Homens e Caranguejos

Magica é a multiplicidade da fotografia. Seu aspecto plural vem conquistando a todos desde sua criação. Particularmente, em meio a tantas possibilidades, me encanta a relação entre memória e arte presente nela. Provavelmente por isso sempre fui atraído pela obra de Isaias Belo. Seus trabalhos me transportam para um “tempo outro”, um lugar que tem morada nas emoções, nos cantos profundos da memória.

Em meio ao ritmo frenético do mundo digital, ele insiste em vivenciar o tempo de suas “latas mágicas”. Tempo este que permite a construção de uma relação entre o artista e o mundo diante dele.

O que deve pensar uma criança, jovem, ou idoso da Ilha de Deus quando se depara com uma lata, com um “furo de alfinete”, apontada para se, repousando por segundos, para transformar Luz em imagem?

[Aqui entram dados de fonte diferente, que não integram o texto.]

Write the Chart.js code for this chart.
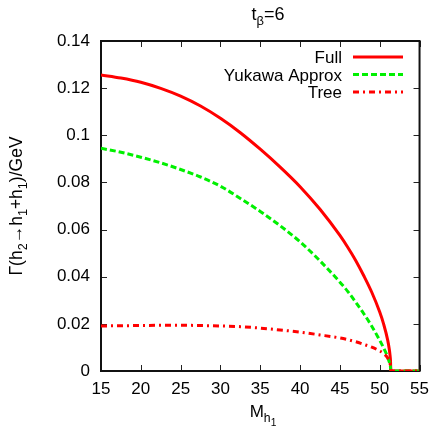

Da primeira foto feita por Isaias na comunidade pesqueira Ilha de Deus, até a derradeira produzida por ele em 2024, já se vão 21 anos. Um tempo que agrega as suas fotografias a “maior idade”, mexendo com a memória, tanto dos moradores da Ilha, ao se depararem com o diálogo entre as imagens dos tempos da ponte de madeira e das palafitas, com as da nova ponte denominada de “Vitória das mulheres”, e as casas de alvenaria que já foram adaptadas pelos moradores com seus estilos próprios, como de qualquer pessoa que pode até nunca ter ouvido falar neste lugar.

O território da Ilha de Deus, isolado do continente, parece ter saído do romance “Homens e Caranguejos”, de Josué de Castro. Não é à toa que a pesquisa que deu origem a essa exposição virtual tem o título homônimo ao deste livro.

De 2003, ano em que Isaias teve o primeiro contato com a Ilha, aos dias atuais, além da construção de 271 moradias em alvenaria, pouca coisa mudou. Muitos dos problemas de outrora continuam, assim como a força e resistência de seus moradores. Vale ressaltar que a resistência, em grande parte, vem da organização das mulheres. Seu protagonismo a frente da luta para manter a tradição da pesca, da catação de marisco e sururu, garantindo assim o sustento de suas famílias.

Mergulhando nas 40 imagens que selecionei, um misto entre as feitas nos primeiros anos do século XXI e as produzidas em 2024, podemos perceber tais características. Como disse Nietzsche “Temos a Arte para não morrer da verdade”, e a sensibilidade de Isaias tem esse poder de deslocar a dureza do mundo real para a poesia do campo da arte.

Isaias fotografa a Ilha de Deus há 21 anos.